The biggest evidence that an eating disorder caused her problem was her past. Schiavo, who weighed 112 pounds when she died, had lost more than 100 pounds before she became ill. Friends and family said she wanted to maintain her weight, and was known for eating salads and drinking ice tea.
But nobody saw any evidence of an eating disorder, Thogmartin said. Nobody saw her vomiting, taking diet pills or taking laxatives. She never confessed having such a problem. She didn't have other symptoms of an eating disorder.
"She had beautiful teeth," Thogmartin said, undamaged by vomiting.

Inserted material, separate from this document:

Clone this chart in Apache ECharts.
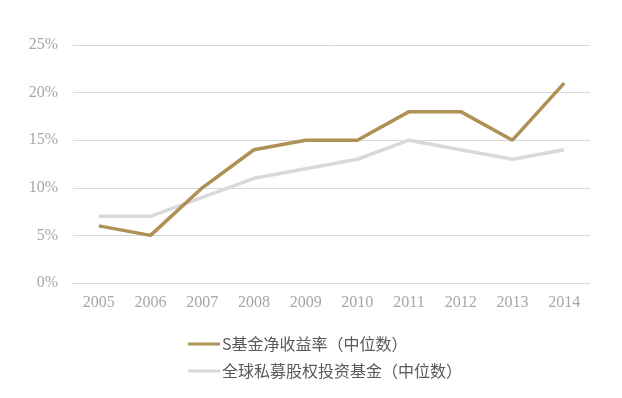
<!DOCTYPE html>
<html>
<head>
<meta charset="utf-8">
<script src="https://cdn.jsdelivr.net/npm/echarts@6/dist/echarts.min.js"></script>
<style>
  html, body { margin: 0; padding: 0; background: #fff; }
  #chart { width: 622px; height: 398px; }
</style>
</head>
<body>
<div id="chart"></div>
<script>
const years = ['2005', '2006', '2007', '2008', '2009', '2010', '2011', '2012', '2013', '2014']
const sFund = [6, 5, 10, 14, 15, 15, 18, 18, 15, 21]
const globalPE = [7, 7, 9, 11, 12, 13, 15, 14, 13, 14]
const seriesNames = ['S基金净收益率（中位数）', '全球私募股权投资基金（中位数）']

const chart = echarts.init(document.getElementById('chart'))

chart.setOption({
  animation: false,
  textStyle: { fontFamily: 'Liberation Serif' },
  grid: { left: 73, right: 32, top: 45, bottom: 115 },
  legend: {
    orient: 'vertical',
    left: 183,
    top: 331,
    itemWidth: 32,
    itemHeight: 3,
    itemGap: 11,
    icon: 'rect',
    textStyle: { color: '#595959', fontSize: 16, fontFamily: 'Noto Sans CJK SC', padding: [0, 0, 0, -3] },
    data: seriesNames
  },
  xAxis: {
    type: 'category',
    data: years,
    axisLine: { lineStyle: { color: '#D9D9D9' } },
    axisTick: { show: false },
    axisLabel: { color: '#A6A6A6', fontSize: 16, margin: 12 }
  },
  yAxis: {
    type: 'value',
    min: 0,
    max: 25,
    interval: 5,
    axisLine: { show: false },
    axisTick: { show: false },
    splitLine: { lineStyle: { color: '#D9D9D9' } },
    axisLabel: { color: '#A6A6A6', fontSize: 16, margin: 15, formatter: '{value}%' }
  },
  series: [
    {
      name: seriesNames[0],
      type: 'line',
      data: sFund,
      symbol: 'none',
      lineStyle: { color: '#B09155', width: 3.5 },
      itemStyle: { color: '#B09155' },
      z: 3
    },
    {
      name: seriesNames[1],
      type: 'line',
      data: globalPE,
      symbol: 'none',
      lineStyle: { color: '#D9D9D9', width: 3.5 },
      itemStyle: { color: '#D9D9D9' },
      z: 2
    }
  ]
})
</script>
</body>
</html>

But Thogmartin couldn't rule it out. He also said he questioned whether a large amount of caffeine might have affected her. But it seemed unlikely she would have been chugging tea in the middle of the night before her collapse.
Thogmartin stressed how long Schiavo's brain went without life-giving oxygen. Her heart stopped beating for five minutes, but after paramedics arrived, it was almost an hour before she had a blood pressure high enough to measure.
"It's a miracle she came back at all," he said.
Meanwhile, the discord that existed before Schiavo died at her Pinellas Park hospice remains.
Gibbs scolded Michael Schiavo for not yet telling the Schindlers what has been done with their daughter's ashes. A court order requires him to tell the parents when the ashes are buried. Felos said he has not violated that order.
Family members on both sides are still grieving, lawyers said. The Schindlers want to protect people who are disabled, to "stand up for the rights of other Terris," Gibbs said. Felos said the release of the autopsy report was painful for Michael Schiavo.
"On an emotional level, it's hard not to go experience this today on his part and not have it bring back what has occurred before."
Times staff writers Jacob H. Fries and Wes Allison contributed to this report.